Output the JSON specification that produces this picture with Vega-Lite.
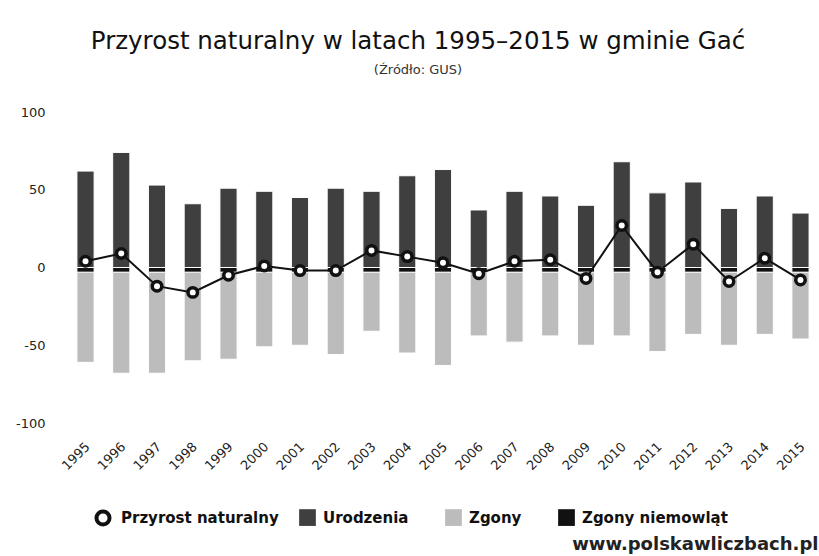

================================

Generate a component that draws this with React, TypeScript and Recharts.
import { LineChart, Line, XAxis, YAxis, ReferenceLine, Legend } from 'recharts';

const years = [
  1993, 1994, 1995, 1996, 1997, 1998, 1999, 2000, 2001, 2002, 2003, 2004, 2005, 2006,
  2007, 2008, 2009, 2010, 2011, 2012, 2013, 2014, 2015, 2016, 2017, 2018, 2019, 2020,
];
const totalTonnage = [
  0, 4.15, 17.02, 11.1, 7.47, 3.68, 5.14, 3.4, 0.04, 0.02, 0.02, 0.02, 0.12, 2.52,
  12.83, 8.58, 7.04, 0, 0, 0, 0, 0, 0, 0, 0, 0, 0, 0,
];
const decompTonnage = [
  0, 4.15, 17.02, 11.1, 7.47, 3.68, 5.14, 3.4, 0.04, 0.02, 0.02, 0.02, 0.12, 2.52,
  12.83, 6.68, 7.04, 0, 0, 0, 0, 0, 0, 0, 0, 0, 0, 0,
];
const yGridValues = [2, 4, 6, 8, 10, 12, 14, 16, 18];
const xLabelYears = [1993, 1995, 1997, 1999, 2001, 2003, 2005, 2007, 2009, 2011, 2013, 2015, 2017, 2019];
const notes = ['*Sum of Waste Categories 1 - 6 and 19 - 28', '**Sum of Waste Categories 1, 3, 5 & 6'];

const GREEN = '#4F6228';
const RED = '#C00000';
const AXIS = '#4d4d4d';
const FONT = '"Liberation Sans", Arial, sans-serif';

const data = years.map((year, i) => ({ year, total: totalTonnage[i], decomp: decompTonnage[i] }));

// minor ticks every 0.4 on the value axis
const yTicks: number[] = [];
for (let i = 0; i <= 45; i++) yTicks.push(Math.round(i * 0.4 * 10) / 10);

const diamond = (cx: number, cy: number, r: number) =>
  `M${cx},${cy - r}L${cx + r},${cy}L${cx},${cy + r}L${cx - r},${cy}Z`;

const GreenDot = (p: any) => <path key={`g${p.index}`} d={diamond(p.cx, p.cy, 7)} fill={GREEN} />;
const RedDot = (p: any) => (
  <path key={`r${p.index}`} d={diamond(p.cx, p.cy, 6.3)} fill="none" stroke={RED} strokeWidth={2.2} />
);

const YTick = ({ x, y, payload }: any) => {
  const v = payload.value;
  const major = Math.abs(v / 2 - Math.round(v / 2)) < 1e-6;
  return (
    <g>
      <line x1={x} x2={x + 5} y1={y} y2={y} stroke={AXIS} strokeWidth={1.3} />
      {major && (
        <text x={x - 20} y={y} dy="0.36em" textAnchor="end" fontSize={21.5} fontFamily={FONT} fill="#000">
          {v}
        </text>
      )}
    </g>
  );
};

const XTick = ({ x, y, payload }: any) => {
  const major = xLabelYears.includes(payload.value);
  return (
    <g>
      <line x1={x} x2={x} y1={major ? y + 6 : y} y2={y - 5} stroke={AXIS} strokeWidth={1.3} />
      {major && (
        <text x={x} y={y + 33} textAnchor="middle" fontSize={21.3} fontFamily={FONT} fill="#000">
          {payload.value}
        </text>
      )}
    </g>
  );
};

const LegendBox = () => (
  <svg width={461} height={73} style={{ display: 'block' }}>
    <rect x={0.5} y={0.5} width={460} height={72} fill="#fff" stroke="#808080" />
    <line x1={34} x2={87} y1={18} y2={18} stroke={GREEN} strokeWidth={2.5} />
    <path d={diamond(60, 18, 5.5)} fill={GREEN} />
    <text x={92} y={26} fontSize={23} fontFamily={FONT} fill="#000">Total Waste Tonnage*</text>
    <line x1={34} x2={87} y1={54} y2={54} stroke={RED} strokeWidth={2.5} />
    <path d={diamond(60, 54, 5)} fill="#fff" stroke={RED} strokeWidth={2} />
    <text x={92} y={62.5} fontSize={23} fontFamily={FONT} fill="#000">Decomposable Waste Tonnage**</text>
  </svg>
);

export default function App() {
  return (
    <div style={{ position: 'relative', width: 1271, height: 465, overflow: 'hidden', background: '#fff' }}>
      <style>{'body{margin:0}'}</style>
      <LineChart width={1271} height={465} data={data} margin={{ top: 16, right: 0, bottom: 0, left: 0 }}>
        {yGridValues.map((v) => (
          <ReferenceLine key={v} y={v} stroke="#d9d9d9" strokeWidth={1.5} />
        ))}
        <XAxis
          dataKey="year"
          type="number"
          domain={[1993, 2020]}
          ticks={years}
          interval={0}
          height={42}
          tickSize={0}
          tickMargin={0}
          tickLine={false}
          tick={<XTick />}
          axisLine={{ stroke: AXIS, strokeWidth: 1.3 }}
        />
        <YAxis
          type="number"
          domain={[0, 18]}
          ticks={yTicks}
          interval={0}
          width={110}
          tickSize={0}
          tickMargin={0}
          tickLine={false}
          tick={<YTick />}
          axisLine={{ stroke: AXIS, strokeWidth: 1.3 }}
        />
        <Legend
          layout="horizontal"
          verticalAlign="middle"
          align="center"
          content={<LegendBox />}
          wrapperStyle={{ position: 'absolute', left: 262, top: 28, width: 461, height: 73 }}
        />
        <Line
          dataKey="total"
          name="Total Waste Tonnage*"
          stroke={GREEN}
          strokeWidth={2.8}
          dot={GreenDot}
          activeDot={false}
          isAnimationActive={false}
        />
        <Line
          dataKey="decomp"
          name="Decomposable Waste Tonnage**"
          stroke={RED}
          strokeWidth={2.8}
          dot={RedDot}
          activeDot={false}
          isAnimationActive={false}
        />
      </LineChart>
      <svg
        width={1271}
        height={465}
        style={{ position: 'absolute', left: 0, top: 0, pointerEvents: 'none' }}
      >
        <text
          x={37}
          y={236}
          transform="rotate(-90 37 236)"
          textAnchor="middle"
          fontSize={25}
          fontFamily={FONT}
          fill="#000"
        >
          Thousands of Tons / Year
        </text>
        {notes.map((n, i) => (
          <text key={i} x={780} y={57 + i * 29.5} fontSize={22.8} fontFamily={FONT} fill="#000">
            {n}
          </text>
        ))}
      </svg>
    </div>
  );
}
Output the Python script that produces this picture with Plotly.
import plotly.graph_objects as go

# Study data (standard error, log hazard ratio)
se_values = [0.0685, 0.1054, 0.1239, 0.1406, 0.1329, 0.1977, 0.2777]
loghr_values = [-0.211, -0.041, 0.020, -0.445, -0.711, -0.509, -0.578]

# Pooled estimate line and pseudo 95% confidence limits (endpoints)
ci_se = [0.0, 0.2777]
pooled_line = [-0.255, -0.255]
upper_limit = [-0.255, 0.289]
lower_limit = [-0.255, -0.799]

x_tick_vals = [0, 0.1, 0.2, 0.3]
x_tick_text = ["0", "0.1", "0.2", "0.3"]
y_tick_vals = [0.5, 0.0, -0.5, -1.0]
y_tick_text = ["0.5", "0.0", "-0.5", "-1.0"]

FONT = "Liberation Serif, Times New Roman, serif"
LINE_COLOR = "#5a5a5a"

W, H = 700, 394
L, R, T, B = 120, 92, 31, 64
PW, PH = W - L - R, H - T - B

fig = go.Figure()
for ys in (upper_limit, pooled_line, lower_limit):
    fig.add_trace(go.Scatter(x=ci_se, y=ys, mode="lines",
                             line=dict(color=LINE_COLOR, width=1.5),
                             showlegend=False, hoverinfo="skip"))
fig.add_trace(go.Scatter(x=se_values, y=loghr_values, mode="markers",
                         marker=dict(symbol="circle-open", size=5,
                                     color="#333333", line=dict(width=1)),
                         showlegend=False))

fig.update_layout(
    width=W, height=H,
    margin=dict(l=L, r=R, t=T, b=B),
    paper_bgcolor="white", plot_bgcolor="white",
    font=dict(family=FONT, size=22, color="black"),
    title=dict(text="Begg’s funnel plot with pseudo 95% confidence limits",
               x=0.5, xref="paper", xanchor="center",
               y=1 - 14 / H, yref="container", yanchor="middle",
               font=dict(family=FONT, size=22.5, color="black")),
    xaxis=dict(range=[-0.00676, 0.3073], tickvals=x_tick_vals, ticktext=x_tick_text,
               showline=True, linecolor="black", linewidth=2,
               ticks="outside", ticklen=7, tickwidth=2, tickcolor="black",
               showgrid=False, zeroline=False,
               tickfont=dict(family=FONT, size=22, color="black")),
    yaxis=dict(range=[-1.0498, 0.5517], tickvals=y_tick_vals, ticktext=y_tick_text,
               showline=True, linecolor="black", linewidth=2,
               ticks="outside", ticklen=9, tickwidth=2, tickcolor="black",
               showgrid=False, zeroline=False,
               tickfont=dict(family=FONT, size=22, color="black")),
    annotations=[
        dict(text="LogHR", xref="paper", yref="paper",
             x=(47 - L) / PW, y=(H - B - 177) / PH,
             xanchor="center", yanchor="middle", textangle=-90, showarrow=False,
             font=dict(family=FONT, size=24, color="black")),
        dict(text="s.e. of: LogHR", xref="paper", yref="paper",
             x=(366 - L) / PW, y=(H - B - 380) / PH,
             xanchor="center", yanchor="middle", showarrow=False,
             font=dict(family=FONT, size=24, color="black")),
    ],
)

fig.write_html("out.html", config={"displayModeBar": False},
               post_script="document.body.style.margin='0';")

================================

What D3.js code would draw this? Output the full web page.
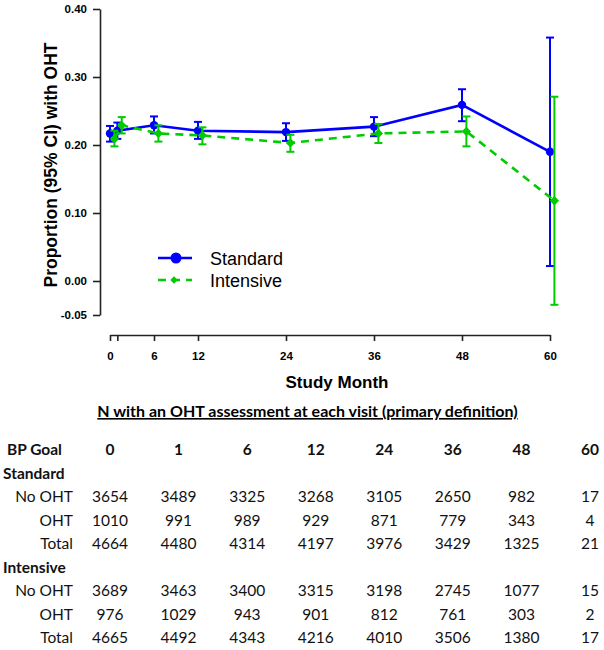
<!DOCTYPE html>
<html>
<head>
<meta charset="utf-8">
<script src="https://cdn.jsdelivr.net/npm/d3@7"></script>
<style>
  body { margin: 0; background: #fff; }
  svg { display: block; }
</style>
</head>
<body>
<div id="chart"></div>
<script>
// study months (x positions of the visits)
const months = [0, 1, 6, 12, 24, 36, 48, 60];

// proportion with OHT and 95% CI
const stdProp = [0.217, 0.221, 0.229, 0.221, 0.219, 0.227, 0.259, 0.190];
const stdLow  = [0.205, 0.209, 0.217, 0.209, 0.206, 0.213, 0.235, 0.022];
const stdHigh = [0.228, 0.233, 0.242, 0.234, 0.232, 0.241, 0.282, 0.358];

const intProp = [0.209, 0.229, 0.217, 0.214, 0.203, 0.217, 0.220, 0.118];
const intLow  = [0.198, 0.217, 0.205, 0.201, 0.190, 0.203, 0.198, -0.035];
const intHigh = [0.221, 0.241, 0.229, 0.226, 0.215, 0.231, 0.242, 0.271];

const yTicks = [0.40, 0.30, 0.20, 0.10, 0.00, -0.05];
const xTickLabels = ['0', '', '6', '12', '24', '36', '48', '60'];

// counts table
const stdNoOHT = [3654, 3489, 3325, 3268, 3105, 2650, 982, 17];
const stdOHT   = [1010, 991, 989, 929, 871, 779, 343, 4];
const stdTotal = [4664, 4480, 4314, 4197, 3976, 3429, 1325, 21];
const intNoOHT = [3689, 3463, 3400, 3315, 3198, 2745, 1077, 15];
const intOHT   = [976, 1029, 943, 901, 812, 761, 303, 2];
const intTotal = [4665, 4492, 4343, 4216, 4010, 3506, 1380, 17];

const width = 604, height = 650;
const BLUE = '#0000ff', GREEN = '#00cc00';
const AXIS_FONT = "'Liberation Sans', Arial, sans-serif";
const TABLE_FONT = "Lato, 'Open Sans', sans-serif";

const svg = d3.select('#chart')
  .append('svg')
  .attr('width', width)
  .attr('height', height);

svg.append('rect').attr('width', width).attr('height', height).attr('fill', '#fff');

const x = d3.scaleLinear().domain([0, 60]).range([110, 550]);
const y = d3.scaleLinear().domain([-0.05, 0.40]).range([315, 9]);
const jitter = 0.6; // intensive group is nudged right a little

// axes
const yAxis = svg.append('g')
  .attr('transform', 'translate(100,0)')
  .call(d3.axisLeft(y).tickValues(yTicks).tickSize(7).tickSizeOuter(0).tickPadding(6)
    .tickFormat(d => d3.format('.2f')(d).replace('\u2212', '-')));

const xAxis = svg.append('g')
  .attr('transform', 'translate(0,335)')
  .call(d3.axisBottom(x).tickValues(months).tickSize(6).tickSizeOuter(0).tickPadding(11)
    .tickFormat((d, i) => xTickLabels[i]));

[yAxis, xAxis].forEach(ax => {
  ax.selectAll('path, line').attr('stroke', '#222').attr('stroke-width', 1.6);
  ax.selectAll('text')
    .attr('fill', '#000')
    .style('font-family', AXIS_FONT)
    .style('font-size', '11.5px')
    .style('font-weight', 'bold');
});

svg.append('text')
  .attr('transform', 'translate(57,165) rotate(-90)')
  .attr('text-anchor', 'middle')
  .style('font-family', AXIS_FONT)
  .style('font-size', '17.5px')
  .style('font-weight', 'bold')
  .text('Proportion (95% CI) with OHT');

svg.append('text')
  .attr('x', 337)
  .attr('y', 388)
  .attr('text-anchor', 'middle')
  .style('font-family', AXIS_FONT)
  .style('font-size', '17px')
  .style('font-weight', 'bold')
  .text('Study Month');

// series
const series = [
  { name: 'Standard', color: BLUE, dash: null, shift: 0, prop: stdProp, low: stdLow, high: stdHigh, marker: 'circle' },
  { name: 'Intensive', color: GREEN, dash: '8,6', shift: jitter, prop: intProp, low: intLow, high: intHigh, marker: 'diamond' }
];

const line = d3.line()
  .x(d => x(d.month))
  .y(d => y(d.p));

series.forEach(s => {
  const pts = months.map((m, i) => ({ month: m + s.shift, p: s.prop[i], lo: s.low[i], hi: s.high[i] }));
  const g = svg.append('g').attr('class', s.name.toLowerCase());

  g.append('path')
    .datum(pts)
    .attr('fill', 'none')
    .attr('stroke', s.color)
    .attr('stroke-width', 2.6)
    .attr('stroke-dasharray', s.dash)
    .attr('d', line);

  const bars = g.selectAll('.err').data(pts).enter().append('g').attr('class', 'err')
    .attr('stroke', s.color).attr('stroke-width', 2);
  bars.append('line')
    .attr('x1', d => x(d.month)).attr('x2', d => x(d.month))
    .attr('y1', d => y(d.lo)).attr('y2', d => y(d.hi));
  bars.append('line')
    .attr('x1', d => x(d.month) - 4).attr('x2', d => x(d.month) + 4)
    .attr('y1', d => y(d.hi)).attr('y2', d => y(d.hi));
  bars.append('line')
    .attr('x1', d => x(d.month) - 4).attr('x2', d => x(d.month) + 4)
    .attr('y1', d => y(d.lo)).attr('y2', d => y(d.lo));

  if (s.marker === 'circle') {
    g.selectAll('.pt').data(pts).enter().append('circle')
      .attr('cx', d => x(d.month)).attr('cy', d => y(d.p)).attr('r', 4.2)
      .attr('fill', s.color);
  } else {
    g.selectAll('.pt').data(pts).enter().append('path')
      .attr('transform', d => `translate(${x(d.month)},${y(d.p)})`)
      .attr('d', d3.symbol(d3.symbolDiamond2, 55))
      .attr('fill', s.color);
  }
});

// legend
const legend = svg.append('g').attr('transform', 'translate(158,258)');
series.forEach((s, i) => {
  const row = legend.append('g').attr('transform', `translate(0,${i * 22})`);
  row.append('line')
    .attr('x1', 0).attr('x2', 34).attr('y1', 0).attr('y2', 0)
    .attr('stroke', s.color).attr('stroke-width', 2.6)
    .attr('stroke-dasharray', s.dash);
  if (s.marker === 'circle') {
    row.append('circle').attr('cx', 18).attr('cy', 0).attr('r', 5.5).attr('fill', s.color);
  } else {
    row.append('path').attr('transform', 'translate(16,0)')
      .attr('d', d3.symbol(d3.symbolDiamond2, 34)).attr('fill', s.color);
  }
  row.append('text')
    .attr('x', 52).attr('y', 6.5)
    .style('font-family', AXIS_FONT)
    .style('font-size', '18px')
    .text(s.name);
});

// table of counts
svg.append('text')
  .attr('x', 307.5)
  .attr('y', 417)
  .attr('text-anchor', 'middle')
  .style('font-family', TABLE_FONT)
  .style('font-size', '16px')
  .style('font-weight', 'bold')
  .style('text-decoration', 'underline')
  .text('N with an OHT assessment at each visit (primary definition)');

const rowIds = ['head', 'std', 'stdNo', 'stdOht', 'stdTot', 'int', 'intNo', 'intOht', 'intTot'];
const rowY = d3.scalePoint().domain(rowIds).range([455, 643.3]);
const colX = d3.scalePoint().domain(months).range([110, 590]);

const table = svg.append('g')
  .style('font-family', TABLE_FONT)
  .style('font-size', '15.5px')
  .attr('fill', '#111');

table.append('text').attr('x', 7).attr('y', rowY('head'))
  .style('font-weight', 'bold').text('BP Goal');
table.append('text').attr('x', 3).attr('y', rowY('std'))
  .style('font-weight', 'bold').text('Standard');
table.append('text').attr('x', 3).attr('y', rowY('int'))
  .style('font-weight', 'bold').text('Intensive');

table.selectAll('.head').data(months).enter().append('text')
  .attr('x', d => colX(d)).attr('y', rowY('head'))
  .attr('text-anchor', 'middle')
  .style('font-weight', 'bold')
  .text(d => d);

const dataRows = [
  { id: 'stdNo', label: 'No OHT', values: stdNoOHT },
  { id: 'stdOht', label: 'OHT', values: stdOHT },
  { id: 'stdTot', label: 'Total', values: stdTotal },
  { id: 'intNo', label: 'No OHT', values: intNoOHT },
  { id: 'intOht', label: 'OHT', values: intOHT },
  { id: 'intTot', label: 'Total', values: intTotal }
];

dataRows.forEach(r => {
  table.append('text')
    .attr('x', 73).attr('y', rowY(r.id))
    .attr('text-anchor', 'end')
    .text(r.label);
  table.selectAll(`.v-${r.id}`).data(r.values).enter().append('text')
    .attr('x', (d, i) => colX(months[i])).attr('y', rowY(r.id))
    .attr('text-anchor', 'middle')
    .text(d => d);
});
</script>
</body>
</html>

================================

Return only the stretch of the material above from the line holding "Generate a component" through the line holding "YAxis, ReferenceLine, Legend", copied exactly.

» **Response to this exercise**
Generate a component that draws this with React, TypeScript and Recharts.
import { LineChart, Line, XAxis, YAxis, ReferenceLine, Legend } from 'recharts';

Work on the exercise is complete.